The survey found four out of five female and male riders agree that learning to ride a motorcycle changed their lives. Jennifer Thorne, 39, from Mt. Pleasant, Pennsylvania has been riding for nearly six years. “I can’t even begin to quantify how much my life has changed for the better since I started riding a motorcycle,” said Thorne. “I love the sense of freedom and adventure I feel when I get in the saddle of my motorcycle. I’m also more confident and appreciative of everything around me — I only wish I could have started riding earlier in life.”
Like Thorne, 77 percent of male and 67 percent female riders surveyed said learning to ride was life changing because it increased the freedom and adventure in their lives. More than three quarters of male and female riders also responded that freedom and adventure continues to be their motivation to continue riding.
“This survey confirms what we’ve been hearing for years, that women and men both are seeking the freedom and adventure the sport of motorcycling can offer,” said Leslie Prevish, Women’s Outreach Manager for Harley-Davidson Motor Company. “That said, while men and women ride for many of the same reasons, the survey did confirm that a large percentage of women riders feel the sense of empowerment, strength and increased confidence.”
Some women riders still enjoy the surprised faces of their male counterparts when they hit the highway. The survey found that nearly half of female riders said they love seeing the surprised looks on men’s faces when they realize they’re a women rider. “That moment has definitely become one of life’s little joys,” added Thorne.
Other women pointed out that “[riding] makes me feel I have control over my life” and “[I love] riding with my husband, who is very proud that his wife has learned how to ride.” No matter the personal reason, the fact is more and more women are starting to realize their dreams of being in the saddle of their very own motorcycles.
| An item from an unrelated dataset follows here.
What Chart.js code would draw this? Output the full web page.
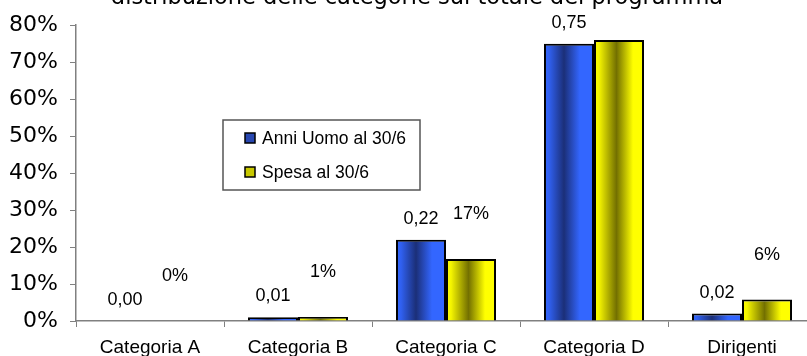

In fact, the Motorcycle Industry Council reports that women now represent 12 percent of all new motorcycle sales. Also, women account for 23 percent of all riders, up from 18 percent five years ago. The Motor Company currently sells more than 11 percent of its new motorcycles to women, which is an eight percent increase in just the past 10 years.
THE IMPACT OF MENTORING
Friends and family usually influence your direction in life, and motorcycling is no different. In fact, nearly half of the female respondents of the survey indicated that they had a mentor who helped them break into the sport, either a male or female rider. More than a third of male riders also reported having a mentor. And nearly a quarter of the remaining female and male riders who didn’t have a mentor said they did have a family member who was a rider, so they wanted to ride too.
More importantly, nearly three quarters of male and female riders said they’d be willing to mentor other riders, either to share their love for riding, offer advice from their own experiences, answer questions and support or even to expand their network of people to ride with. To help guide current and future mentors, Harley-Davidson created Share Your Spark(TM): A Guide to Mentoring, a tool kit that features information on how to be a resource and support system to others during their motorcycling journey.
The Motor Company is committed to providing potential riders a variety of other support programs as well, including the Rider’s Edge(R) New Rider Course training program. This training helps new riders learn how to ride with confidence.